陈传席,中国人民大学教授、美术史论家、美术评论家、博士生导师、人文学者、中国美术家协会理论委员会副主任,《人民周刊》新时代美术高峰课题组、中国画“两创”课题组专家成员。
1600年前,中国绘画已不全为形似,写意逐渐兴起
绘画理论是决定绘画创作的灯塔和指针,绘画创作必然和绘画理论相吻合。
古希腊哲学家赫拉克利特说:“因为艺术模仿自然……绘画混合白色和黑色、黄色和红色的颜料,描绘出酷似原物的形象。”[《欧美古典作家论现实主义和浪漫主义》(一)中国社会科学出版社,1980年版,第6页]达·芬奇说画家:“首先应当将镜子拜为老师,在许多场合下平面上反映的图像和绘画极相似……镜子和画幅以同样的方式表现被光与影包围的物体。”(《芬奇论绘画》,人民美术出版社,1979年版,第17—18页)传统的西方画家和理论家几乎都认为,绘画要惟妙惟肖酷似物象,完全模仿模特。总之,绘画唯一标准就是像,就是完全酷似所画的对象。所以,传统西方绘画也都是像,和模特完全相同,和物象完全相同,像镜子照的物象一样。他们的理论和绘画是一致的。至于画家的情感、个性、激情则不在论述之列。画家只有观察研究所画物象并表现出来的权力。头脑中想象的东西不能画,眼睛看不到的东西也不能画,画得不像更不行。
中国画论则不然。六朝时期,姚最提出“心师造化”,唐代张璪说“外师造化,中得心源”,造化是心中的造化。所谓“造化内营”“胸有丘壑”,画出来的不是自然界的造化(物象),而是胸中的物象、胸中的山和水等。宋代苏东坡说“论画以形似,见与儿童邻”,画出来的物象不一定要像(形似)。于是其后写意画大行其道,变为主流。绘画“妙在似与不似之间”,而且“太似为媚俗”。
西方画家从形似中解放出来的现代绘画,都是受了中国绘画和画论的影响而使然。
中國传统艺术理论一直居世界艺术潮流之先,也一直引领着世界艺术的发展。公元初至5世纪,亦即至今2000年至1500年间,中国的艺术家就知道:模拟真实(自然)非艺术的本质。汉人就有言:“书,心画也,声画形,君子小人见矣。声画者,君子小人之所以动情乎?”(杨雄《法言》)书画表现的是自己,而不是再现自然。更早一点,庄子就知道,作画者必须身心自由,不为权势所迫,不受各种约束,方为“真画者”。(《庄子·田子方》)西汉刘安的《淮南子》中认为“画西施之面,美而不可说(悦),规孟贲之目,大而不可畏,君形者亡焉”。(《淮南子·说山训》)应该以神写形,神比形更重要。

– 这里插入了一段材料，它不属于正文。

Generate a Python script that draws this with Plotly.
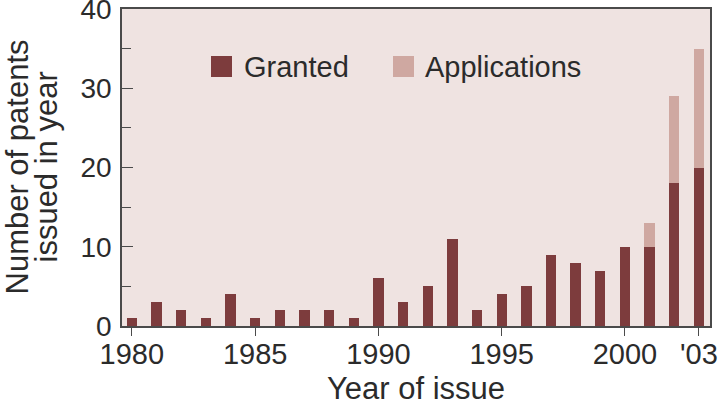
import plotly.graph_objects as go

years = list(range(1980, 2004))
granted = [1, 3, 2, 1, 4, 1, 2, 2, 2, 1, 6, 3, 5, 11, 2, 4, 5, 9, 8, 7, 10, 10, 18, 20]
applications = [0] * 21 + [3, 11, 15]
tick_vals = [1980, 1985, 1990, 1995, 2000, 2003]
tick_text = ["1980", "1985", "1990", "1995", "2000", "'03"]

C_GRANTED = "#7d3c3d"
C_APPS = "#cfa8a1"
BG = "#efe3e1"
TXT = "#2b2b2b"
FONT = "Liberation Sans, Arial, sans-serif"

W, H = 720, 405
L, R, T, B = 122, 10, 9, 79
PW, PH = W - L - R, H - T - B

def px(x):
    return (x - L) / PW

def py(y):
    return (H - B - y) / PH

fig = go.Figure()
fig.add_trace(go.Bar(x=years, y=granted, name="Granted", marker_color=C_GRANTED,
                     width=0.42, marker_line_width=0, showlegend=False))
fig.add_trace(go.Bar(x=years, y=applications, name="Applications", marker_color=C_APPS,
                     width=0.42, marker_line_width=0, showlegend=False))

fig.update_layout(
    barmode="stack",
    width=W, height=H,
    margin=dict(l=L, r=R, t=T, b=B, autoexpand=False),
    paper_bgcolor="white",
    plot_bgcolor=BG,
    font=dict(family=FONT, color=TXT),
    xaxis=dict(
        range=[1979.6, 2003.45], automargin=False, ticklabeloverflow="allow",
        tickmode="array", tickvals=tick_vals, ticktext=tick_text,
        ticks="outside", ticklen=8, tickwidth=1.3, tickcolor="#4a4a4a",
        ticklabelstandoff=-7,
        tickfont=dict(size=29, color=TXT),
        showline=True, linecolor="#4a4a4a", linewidth=1.5, mirror=True,
        showgrid=False, zeroline=False,
    ),
    yaxis=dict(
        range=[0, 40], automargin=False, ticklabeloverflow="allow",
        tickmode="array", tickvals=[0, 10, 20, 30, 40],
        ticks="inside", ticklen=11, tickwidth=1.3, tickcolor="#4a4a4a",
        ticklabelstandoff=3,
        tickfont=dict(size=28, color=TXT),
        minor=dict(tickmode="array", tickvals=[5, 15, 25, 35], ticks="inside",
                   ticklen=9, tickwidth=1.3, tickcolor="#4a4a4a", showgrid=False),
        showline=True, linecolor="#4a4a4a", linewidth=1.5, mirror=True,
        showgrid=False, zeroline=False,
    ),
)

# Legend drawn manually (larger swatches than plotly's legend allows)
legend_items = [("Granted", C_GRANTED, 211, 242), ("Applications", C_APPS, 393, 423)]
for name, col, sx, tx in legend_items:
    fig.add_shape(type="rect", xref="paper", yref="paper",
                  x0=px(sx), x1=px(sx + 21), y0=py(77), y1=py(56),
                  fillcolor=col, line_width=0)
    fig.add_annotation(xref="paper", yref="paper", x=px(tx), y=py(67),
                       xanchor="left", yanchor="middle", text=name, showarrow=False,
                       font=dict(size=29, color=TXT))

# Axis titles
fig.add_annotation(xref="paper", yref="paper", x=0.5, y=0, yshift=-62,
                   xanchor="center", yanchor="middle", text="Year of issue",
                   showarrow=False, font=dict(size=31, color=TXT))
fig.add_annotation(xref="paper", yref="paper", x=0, y=0.5, xshift=17 - L,
                   xanchor="center", yanchor="middle", textangle=-90,
                   text="Number of patents", showarrow=False,
                   font=dict(size=31, color=TXT))
fig.add_annotation(xref="paper", yref="paper", x=0, y=0.5, xshift=46 - L,
                   xanchor="center", yanchor="middle", textangle=-90,
                   text="issued in year", showarrow=False,
                   font=dict(size=31, color=TXT))

fig.write_html("out.html", config={"displayModeBar": False},
               post_script="document.body.style.margin='0';document.body.style.overflow='hidden';")
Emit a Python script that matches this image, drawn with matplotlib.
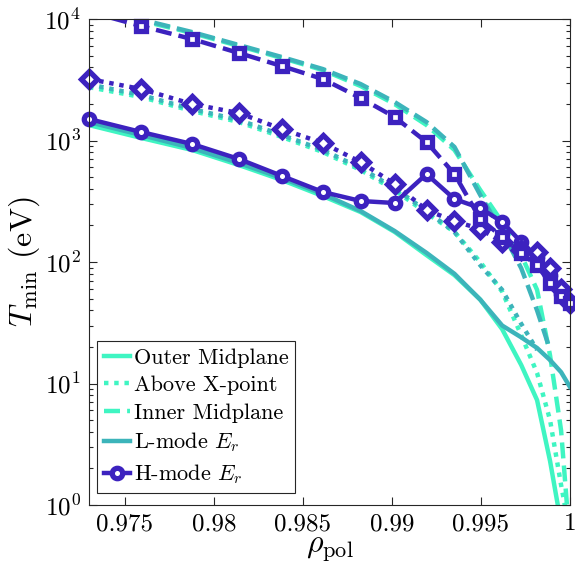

到了汉末魏晋南北朝期间,画论上对传神的认识——刻画人物内心世界,表达人物的身份,对道、理、情、致、法的阐释,书画是传达自己的感情,写的是自己,不仅画可见之物,重要的是画人能想象到但看不到的境界等,对此都有深刻全面的认识。一直到现在,全世界的绘画理论都无法超过中国那时候的理论。(详见陈传席《六朝画论研究》,中国青年出版社,2014年版)
在西方,传统绘画就是写形,仅供眼睛享受,后来变为视觉冲击力。而中国画重在“写心”“写情”“写趣”“畅神”等。丹纳说:“绘画是供养眼睛的珍馐美味。”(丹纳《艺术哲学》,傅雷译,人民文学出版社,1963年版,第171—172页)还有,“画只为眼睛看,音乐只为耳朵听,不这样做,就等于没有完成任务”。[《欧美古典作家论现实主义和浪漫主义》(二),李健吾译,中国社会科学出版社,1981年版,第178—180页]而中国画家认为“目”是“陋目”。画的是“道”,是为了“畅神”,为了“媚道”,不是只画见到的东西,还要画见不到的东西——头脑中想象的东西。唐代符载云:“夫观张公之艺,非画也,真道也,当其有事,已知夫遗去机巧,意冥玄化,而物在灵府(在心中),不在耳目。故得于心,应于手,……与神为徒。若将短长于隘度,算妍蚩于陋目,凝觚舐墨,依违良久,乃绘物之赘疣也……”(《唐文粹·观张员外画松石序》)“目”是“陋”的,看不到全面,更看不到背后的东西,尤其看不到人头脑中想象的东西,但中国画可以,画家要“与神为徒”。